Getting elected is a simple matter of winning the most votes under our first-past-the-post system. That would change if proportional representation were adopted. Successful election campaigns for the major parties are very complicated; just ask the Liberals, who seem to have been abandoned by strategists with the know-how. Campaigns consist of the central campaign focused around the leader, and the constituency campaigns. The central campaign includes the leader's tour (daily announcements and the campaign bus and plane), the "air war" (television and radio advertising), polling, research and central support for local efforts (for example, help with questionnaires). The local campaigns usually focus on voter identification for the purpose of getting supporters out on election-day (e-day). Successful voter identification and e-day campaigns require hundreds of volunteers. Endless door-knocking and phoning is all about being able to pull the vote when it counts. Some local campaigns may restrict their efforts to attending all candidate meetings, putting up signs, distributing leaflets, placing local advertisements, fund-raising and responding to inquires from potential voters - all essential elements for any campaign, but not a replacement for the essential e-day "ground war" that gets identified support to the polls.
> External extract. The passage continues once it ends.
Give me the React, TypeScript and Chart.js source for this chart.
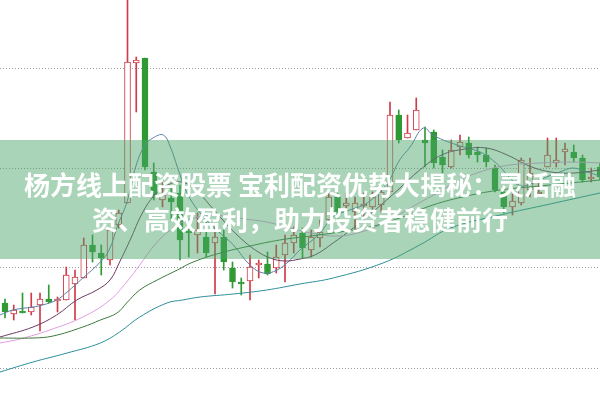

Participating in nomination contests and election campaigns is not easy but it can be very exciting. The hard part comes for the poor devil who wins; suddenly it becomes necessary to consider what the job of MP actually involves. For someone from BC it means weeks away from home, like the life of a traveling sales agent or a long distance trucker. When home it means attending as many local functions and meetings as possible and acting as an advocate for local constituents, both in terms of delivering community grants and in terms of representing aggrieved individuals. That can be all there is for many MPs; they may never see a cabinet room or participate in forming public policy. The skills it takes to do that are not learned in winning elections. Advocacy groups and the media can have more influence on public policy than any MP, which is why effective MPs need to learn how to work with the media and community groups. It is why more New Democrat MPs can be more effective than another member of the government whether it is minority or not.